Alternatives offered by `boost`

As I've mentioned, pool allocators are nothing new. So of course boost library offers such allocators - six different types in fact: node_allocator, private_node_allocator, cached_node_allocator, adaptive_pool, private_adaptive_pool and cached_adaptive_pool. Why not use them instead?

There are two reasons. Those with private_ in the name somehow don't even compile when applied to multiindex. Too bad, because only they could be safely configured to turn off locking, other versions share their storage between instances, and not just different instances of the same allocator, but of different allocators - as long as the object size is the same.
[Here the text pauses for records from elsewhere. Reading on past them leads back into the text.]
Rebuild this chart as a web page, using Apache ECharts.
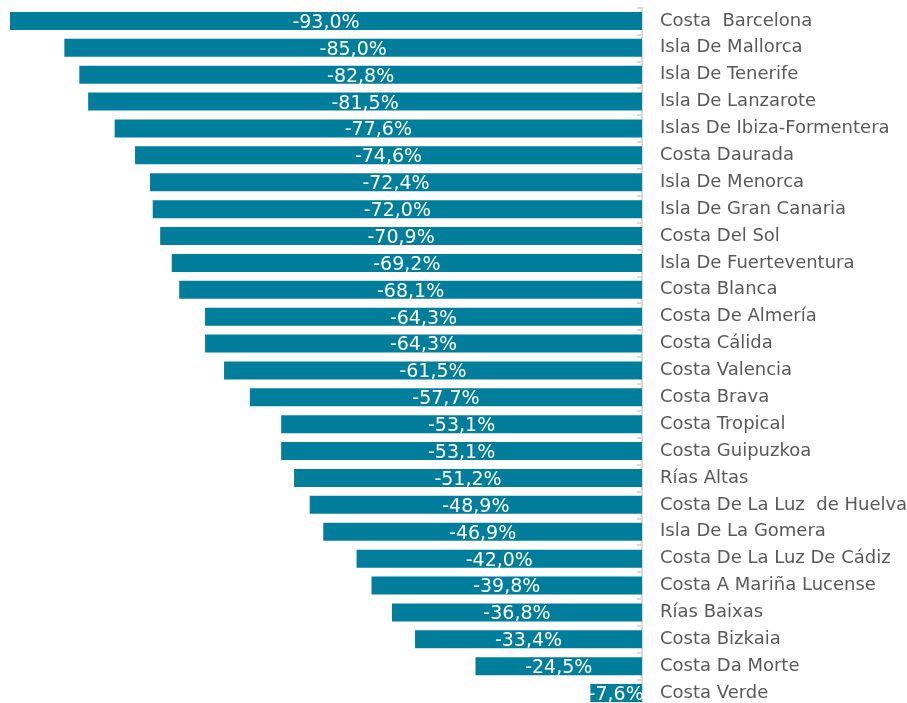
<!DOCTYPE html>
<html>
<head>
<meta charset="utf-8">
<script src="https://cdn.jsdelivr.net/npm/echarts@6/dist/echarts.min.js"></script>
<style>
html,body{margin:0;padding:0;background:#fff;}
#chart{width:907px;height:703px;}
</style>
</head>
<body>
<div id="chart"></div>
<script>
const categories = [
  "Costa  Barcelona","Isla De Mallorca","Isla De Tenerife","Isla De Lanzarote",
  "Islas De Ibiza-Formentera","Costa Daurada","Isla De Menorca","Isla De Gran Canaria",
  "Costa Del Sol","Isla De Fuerteventura","Costa Blanca","Costa De Almería",
  "Costa Cálida","Costa Valencia","Costa Brava","Costa Tropical","Costa Guipuzkoa",
  "Rías Altas","Costa De La Luz  de Huelva","Isla De La Gomera","Costa De La Luz De Cádiz",
  "Costa A Mariña Lucense","Rías Baixas","Costa Bizkaia","Costa Da Morte","Costa Verde"
];
const values = [
  -93.0,-85.0,-82.8,-81.5,-77.6,-74.6,-72.4,-72.0,-70.9,-69.2,-68.1,-64.3,-64.3,
  -61.5,-57.7,-53.1,-53.1,-51.2,-48.9,-46.9,-42.0,-39.8,-36.8,-33.4,-24.5,-7.6
];

const chart = echarts.init(document.getElementById('chart'));
chart.setOption({
  animation: false,
  grid: { left: 10, right: 265, top: 7.5, height: 699, containLabel: false, outerBoundsMode: 'none' },
  xAxis: {
    type: 'value', min: -93, max: 0, show: false
  },
  yAxis: {
    type: 'category', data: categories, inverse: true, position: 'right',
    axisLine: { show: true, lineStyle: { color: '#d9d9d9', width: 2 } },
    axisTick: { show: true, inside: true, length: 5, lineStyle: { color: '#d9d9d9', width: 2 } },
    axisLabel: { margin: 18, color: '#595959', fontFamily: 'DejaVu Sans', fontSize: 18 }
  },
  series: [{
    type: 'bar', data: values, barWidth: 18,
    itemStyle: { color: '#017e9c' },
    label: {
      show: true, position: 'inside', color: '#ffffff',
      fontFamily: 'DejaVu Sans', fontSize: 19, offset: [0, 2],
      formatter: p => p.value.toFixed(1).replace('.', ',') + '%'
    }
  }]
});
</script>
</body>
</html>
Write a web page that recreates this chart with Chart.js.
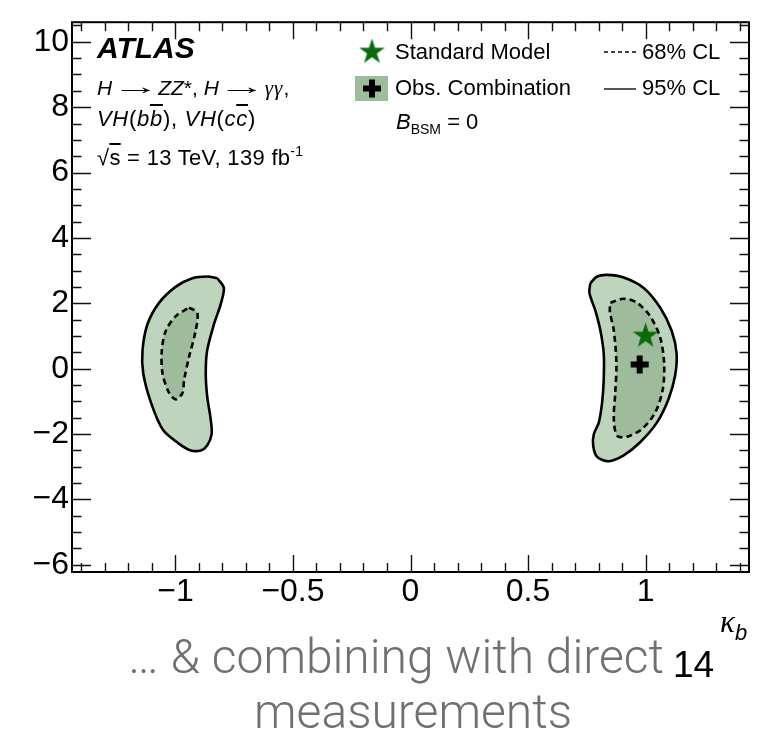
<!DOCTYPE html>
<html>
<head>
<meta charset="utf-8">
<script src="https://cdn.jsdelivr.net/npm/chart.js@4.4.1/dist/chart.umd.min.js"></script>
<style>
  body { margin: 0; background: #fff; }
  #wrap { position: relative; width: 764px; height: 738px; font-family: "Liberation Sans", Arial, sans-serif; }
  #plot { position: absolute; left: 0; top: 0; }
  .t { position: absolute; white-space: nowrap; line-height: 1; color: #000; }
  .ol { text-decoration: overline; }
  .gr { font-family: "Liberation Serif", "DejaVu Serif", serif; }
  .arr { display: inline-block; width: 32px; text-align: center; margin: 0 7px; }
  .arr span { display: inline-block; transform: translateY(-2px) scale(2.3, 1.1); }
  .note { position: absolute; white-space: nowrap; line-height: 1; color: #707070; font-family: Roboto, "Liberation Sans", sans-serif; font-weight: 300; font-size: 48px; }
</style>
</head>
<body>
<div id="wrap">
  <canvas id="plot" width="764" height="738"></canvas>

  <div class="t" style="left:97px; top:33px; font-size:30px; font-weight:bold; font-style:italic;">ATLAS</div>
  <div class="t" style="left:97px; top:77px; font-size:21px;"><i>H</i><span class="arr"><span>&rarr;</span></span><i>ZZ</i>*, <i>H</i><span class="arr"><span>&rarr;</span></span><i class="gr" style="letter-spacing:1px;">&gamma;&gamma;</i>,</div>
  <div class="t" style="left:97px; top:108px; font-size:22px; letter-spacing:0.7px;"><i>VH</i>(<i>b<span class="ol">b</span></i>), <i>VH</i>(<i>c<span class="ol">c</span></i>)</div>
  <div class="t" style="left:97px; top:147px; font-size:22px; letter-spacing:0.3px;">&radic;<span class="ol">s</span> = 13 TeV, 139 fb<span style="font-size:14px; position:relative; top:-9px;">-1</span></div>

  <div class="t" style="left:395px; top:41px; font-size:22px;">Standard Model</div>
  <div class="t" style="left:395px; top:77px; font-size:22px;">Obs. Combination</div>
  <div class="t" style="left:396px; top:111px; font-size:22px;"><i>B</i><span style="font-size:14px; position:relative; top:5px;">BSM</span> = 0</div>
  <div class="t" style="left:642px; top:41px; font-size:22px;">68% CL</div>
  <div class="t" style="left:642px; top:77px; font-size:22px;">95% CL</div>

  <div class="t" style="left:720px; top:606px; font-size:31px;"><i class="gr">&kappa;</i><i style="font-size:22px; position:relative; top:8px;">b</i></div>
  <div class="t" style="left:673px; top:646px; font-size:37px;">14</div>

  <div class="note" style="left:128px; top:633px;">&hellip; &amp; combining with direct</div>
  <div class="note" style="left:0; width:826px; text-align:center; top:688px;">measurements</div>
</div>

<script>
// axis ranges and labelled ticks
const xRange = [-1.44, 1.44];
const yRange = [-6.22, 10.6];
const xTickVals = [-1, -0.5, 0, 0.5, 1];
const yTickVals = [-6, -4, -2, 0, 2, 4, 6, 8, 10];

// 95% CL contours (kappa_b, kappa_c)
const left95 = [
  [-0.822, 2.77], [-0.794, 2.47], [-0.808, 1.96], [-0.836, 1.36], [-0.865, 0.56],
  [-0.871, -0.14], [-0.865, -0.84], [-0.850, -1.55], [-0.846, -2.00], [-0.865, -2.35],
  [-0.892, -2.50], [-0.935, -2.50], [-0.984, -2.30], [-1.055, -1.85], [-1.104, -1.04],
  [-1.137, -0.14], [-1.140, 0.56], [-1.119, 1.36], [-1.069, 2.02], [-0.998, 2.51],
  [-0.928, 2.77], [-0.865, 2.82], [-0.822, 2.77]
];
const right95 = [
  [0.765, 2.62], [0.794, 2.82], [0.836, 2.87], [0.907, 2.79], [0.992, 2.47],
  [1.062, 1.87], [1.111, 1.16], [1.132, 0.46], [1.125, -0.24], [1.097, -0.94],
  [1.048, -1.65], [0.977, -2.25], [0.907, -2.65], [0.843, -2.83], [0.794, -2.70],
  [0.777, -2.35], [0.780, -2.00], [0.801, -1.65], [0.815, -1.04], [0.822, -0.34],
  [0.822, 0.46], [0.808, 1.16], [0.787, 1.76], [0.761, 2.32], [0.765, 2.62]
];

// 68% CL contours
const left68 = [
  [-0.942, 1.87], [-0.907, 1.71], [-0.914, 1.16], [-0.942, 0.36], [-0.963, -0.34],
  [-0.970, -0.74], [-0.998, -0.94], [-1.027, -0.74], [-1.055, -0.14], [-1.058, 0.56],
  [-1.041, 1.16], [-0.998, 1.61], [-0.942, 1.87]
];
const right68 = [
  [0.850, 2.02], [0.907, 2.14], [0.963, 2.02], [1.019, 1.61], [1.062, 0.96],
  [1.079, 0.16], [1.073, -0.64], [1.041, -1.34], [0.984, -1.85], [0.921, -2.08],
  [0.879, -2.05], [0.865, -1.55], [0.871, -0.74], [0.876, 0.16], [0.865, 1.16],
  [0.848, 1.76], [0.850, 2.02]
];

// best fit and SM expectation
const bestFit = [0.975, 0.13];
const smPoint = [1, 1];

const fill95 = '#bed4bc';
const fill68 = '#9ebc9b';
const starGreen = '#0b6b0b';
const fontFam = '"Liberation Sans", Arial, sans-serif';

const toXY = pts => pts.map(p => ({ x: p[0], y: p[1] }));

// filled five-point star used as a marker
function makeStar(size, color) {
  const c = document.createElement('canvas');
  c.width = size; c.height = size;
  const g = c.getContext('2d');
  const R = size / 2, r = R * 0.382;
  g.beginPath();
  for (let i = 0; i < 10; i++) {
    const a = -Math.PI / 2 + i * Math.PI / 5;
    const rad = i % 2 === 0 ? R : r;
    g.lineTo(R + rad * Math.cos(a), R + rad * Math.sin(a));
  }
  g.closePath();
  g.fillStyle = color;
  g.fill();
  return c;
}
const starImg = makeStar(27, starGreen);

function contour(pts, color, dashed, order) {
  return {
    type: 'line',
    data: toXY(pts),
    borderColor: '#000',
    borderWidth: 2.6,
    borderDash: dashed ? [6, 4] : [],
    backgroundColor: color,
    fill: 'shape',
    tension: 0.3,
    pointRadius: 0,
    order: order
  };
}

// frame with inward ticks on all four sides
const frameTicks = {
  id: 'frameTicks',
  afterDatasetsDraw(chart) {
    const { ctx, chartArea: a, scales: { x, y } } = chart;
    ctx.save();
    ctx.strokeStyle = '#111';
    ctx.lineWidth = 1.4;
    ctx.beginPath();
    for (let k = -14; k <= 14; k++) {
      const px = Math.round(x.getPixelForValue(k / 10)) + 0.5;
      const len = k % 5 === 0 ? 17 : 9;
      ctx.moveTo(px, a.bottom); ctx.lineTo(px, a.bottom - len);
      ctx.moveTo(px, a.top); ctx.lineTo(px, a.top + len);
    }
    for (let k = -12; k <= 21; k++) {
      const v = k / 2;
      if (v < y.min || v > y.max) continue;
      const py = Math.round(y.getPixelForValue(v)) + 0.5;
      const len = k % 4 === 0 ? 19 : 9.5;
      ctx.moveTo(a.left, py); ctx.lineTo(a.left + len, py);
      ctx.moveTo(a.right, py); ctx.lineTo(a.right - len, py);
    }
    ctx.stroke();
    ctx.strokeStyle = '#000';
    ctx.lineWidth = 2;
    ctx.strokeRect(a.left, a.top, a.width, a.height);

    // legend markers
    ctx.drawImage(starImg, 372 - 13.5, 52 - 13.5);
    ctx.fillStyle = fill68;
    ctx.fillRect(355, 76, 33, 25);
    ctx.strokeStyle = '#000';
    ctx.lineWidth = 6;
    ctx.beginPath();
    ctx.moveTo(363, 88.5); ctx.lineTo(381, 88.5);
    ctx.moveTo(372, 79.5); ctx.lineTo(372, 97.5);
    ctx.stroke();
    ctx.lineWidth = 2;
    ctx.strokeStyle = '#444';
    ctx.setLineDash([4, 3]);
    ctx.beginPath(); ctx.moveTo(604, 52); ctx.lineTo(636, 52); ctx.stroke();
    ctx.setLineDash([]);
    ctx.strokeStyle = '#555';
    ctx.beginPath(); ctx.moveTo(604, 89); ctx.lineTo(636, 89); ctx.stroke();
    ctx.restore();
  }
};

const fmt = v => (v < 0 ? '\u2212' + Math.abs(v) : String(v));

new Chart(document.getElementById('plot'), {
  type: 'scatter',
  data: {
    datasets: [
      {
        data: toXY([smPoint]),
        pointStyle: starImg,
        pointRadius: 13,
        order: 0
      },
      {
        data: toXY([bestFit]),
        pointStyle: 'cross',
        pointRadius: 9,
        borderWidth: 6,
        borderColor: '#000',
        order: 0
      },
      contour(left68, fill68, true, 1),
      contour(right68, fill68, true, 1),
      contour(left95, fill95, false, 2),
      contour(right95, fill95, false, 2)
    ]
  },
  options: {
    responsive: false,
    animation: false,
    layout: { padding: { top: 13, right: 12, left: 0, bottom: 0 } },
    plugins: { legend: { display: false }, tooltip: { enabled: false } },
    scales: {
      x: {
        type: 'linear',
        min: xRange[0], max: xRange[1],
        grid: { display: false, drawTicks: false },
        border: { display: false },
        ticks: { color: '#000', font: { family: fontFam, size: 32 }, padding: 1, maxRotation: 0, callback: fmt },
        afterBuildTicks: s => { s.ticks = xTickVals.map(v => ({ value: v })); },
        afterFit: s => { s.height = 166; }
      },
      y: {
        type: 'linear',
        min: yRange[0], max: yRange[1],
        grid: { display: false, drawTicks: false },
        border: { display: false },
        ticks: { color: '#000', font: { family: fontFam, size: 32 }, padding: 3, callback: fmt },
        afterBuildTicks: s => { s.ticks = yTickVals.map(v => ({ value: v })); },
        afterFit: s => { s.width = 72; }
      }
    }
  },
  plugins: [frameTicks]
});
</script>
</body>
</html>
It means we couldn't be sure pool is not accessed from different thread outside of our state guarding write lock. Other versions are simply too slow, in fact with the number of objects we are holding in the state, there is not much difference between normal allocator and pool (there is actually, but only at the very start, when state is not yet that big).

Second reason is in future task. It is possible (at least in theory, I have not tried yet) to define your own smart pointer. Boost interprocess allocators (and our pool allocator too) use boost::interprocess::offset_ptr, because it is necessary to preserve correct addressing in SHM (with regular pointer restart of node would end in all pointers pointing to some random place and a crash). But offset_ptr is as big as regular pointer, moreover it has no "free bits" for boost to use to optimize placement of color bit in its tree index structures. With our own smart pointer we could not only reduce size of a pointer to 4 bytes, it would also have free bit to optimize even more aggressively (from 32 bits to 12 bits per index node) and the only assumption would be to never have more than 2 billion objects of the same type in memory. In order to use custom smart pointer you have to have your own custom allocator, which we already have.

TODO

Point 9 of my wish list for Hive is complete, so next step is above mentioned point 10 that is now possible.